Li Liu; Bo Huang; Xiangmei Liu; Wei Yuan; Yufeng Zheng; Zhaoyang Li; Kelvin Wai Kwok Yeung; Shengli Zhu; Yanqin Liang; Zhenduo Cui; Shuilin Wu

doi:10.1016/j.bioactmat.2020.08.013

Photo-controlled degradation of PLGA/Ti₃C₂ hybrid coating on Mg-Sr alloy using near infrared light

Bioact Mater. 2020 Sep 15;6(2):568-578. doi: 10.1016/j.bioactmat.2020.08.013. eCollection 2021 Feb.

Authors

Affiliations

¹ Hubei Key Laboratory of Polymer Materials, Ministry-of-Education Key Laboratory for the Green Preparation and Application of Functional Materials, School of Materials Science & Engineering, Hubei University, Wuhan, 430062, China.
² State Key Laboratory for Turbulence and Complex System and Department of Materials Science and Engineering, College of Engineering, Peking University, Beijing, 100871, China.
³ The Key Laboratory of Advanced Ceramics and Machining Technology by the Ministry of Education of China, School of Materials Science & Engineering, Tianjin University, Tianjin, 300072, China.
⁴ Department of Orthopaedics & Traumatology, Li Ka Shing Faculty of Medicine, The University of Hong Kong, Pokfulam, Hong Kong, 999077, China.

Abstract

A PLGA/Ti₃C₂ hybrid coating was successfully deposited on the surface of magnesium-strontium (Mg-Sr) alloys.

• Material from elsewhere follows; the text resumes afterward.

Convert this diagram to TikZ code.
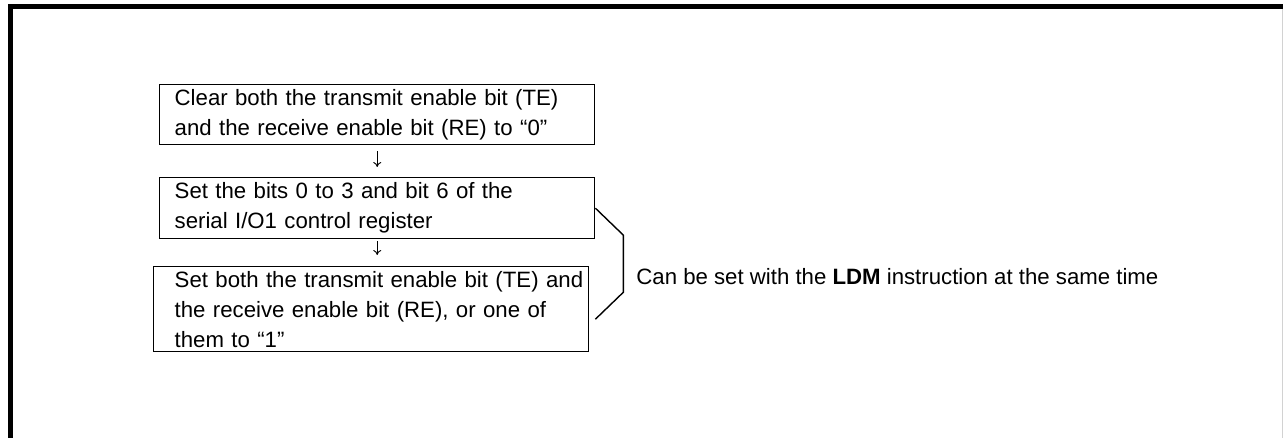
\documentclass[tikz,border=0pt]{standalone}
\usepackage{fontspec}
\setmainfont{Liberation Sans}
\usetikzlibrary{arrows.meta,positioning,calc}

\begin{document}
\begin{tikzpicture}[x=0.5pt, y=-0.5pt,
    stepbox/.style={rectangle, draw, line width=0.7pt, anchor=north west, minimum width=217.5pt, text width=202.5pt, inner xsep=7.5pt, inner ysep=0pt, align=left, font=\fontsize{11.1}{15}\selectfont},
    flow/.style={-{To[length=2.5pt,width=4pt]}, line width=0.45pt},
    notetext/.style={anchor=west, inner sep=0pt, font=\fontsize{11.1}{15}\selectfont}
]
    \useasboundingbox (0,0) rectangle (1283,438);
    % Frame
    \draw[line width=2.5pt] (10.5,438) -- (10.5,6.5) -- (1283,6.5);
    \draw[gray!35, line width=0.5pt] (1282,9) -- (1282,438);

    % Steps
    \node[stepbox, minimum height=30pt] (clear) at (159,84) {Clear both the transmit enable bit (TE)\\and the receive enable bit (RE) to “0”};
    \node[stepbox, minimum height=30.5pt] (setbits) at (159,177) {Set the bits 0 to 3 and bit 6 of the\\serial I/O1 control register};
    \node[stepbox, minimum height=42.5pt, text width=215pt, inner xsep=1.25pt] (enable) at (153,266) {\hspace*{9.25pt}Set both the transmit enable bit (TE) and\\\hspace*{9.25pt}the receive enable bit (RE), or one of\\\hspace*{9.25pt}them to “1”};

    % Note
    \node[notetext] (ldm) at (636,277) {Can be set with the \textbf{LDM} instruction at the same time};

    % Flow
    \draw[flow, shorten <=3pt, shorten >=5pt] (clear.south) -- (clear.south |- setbits.north);
    \draw[flow, shorten <=1pt, shorten >=5.5pt] (setbits.south) -- (setbits.south |- enable.north);

    % Bracket
    \draw[line width=0.7pt] (setbits.east) -- ++(28,27) -- ++(0,57) -- ($(enable.east)+(6,10)$);
\end{tikzpicture}
\end{document}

Compared with the corrosion current density (i _corr ) of the Mg-Sr alloy (7.13 × 10^-5 A/cm²), the modified samples (Mg/PLGA/Ti₃C₂) was lower by approximately four orders of magnitude (7.65 × 10^-9 A/cm²). After near infrared 808 nm laser irradiation, the i _corr of the modified samples increased to 3.48 × 10^-7 A/cm². The mechanism is that the local hyperthermia induced the free volume expansion of PLGA, and the increase in intermolecular gap enhanced the penetration of electrolytes. Meanwhile, the cytotoxicity study showed that the hybrid coating endowed the Mg-Sr alloy with enhanced biocompatibility.

Keywords: Coating; Degradation; Magnesium; Photoresponsive; Ti3C2 Mxene.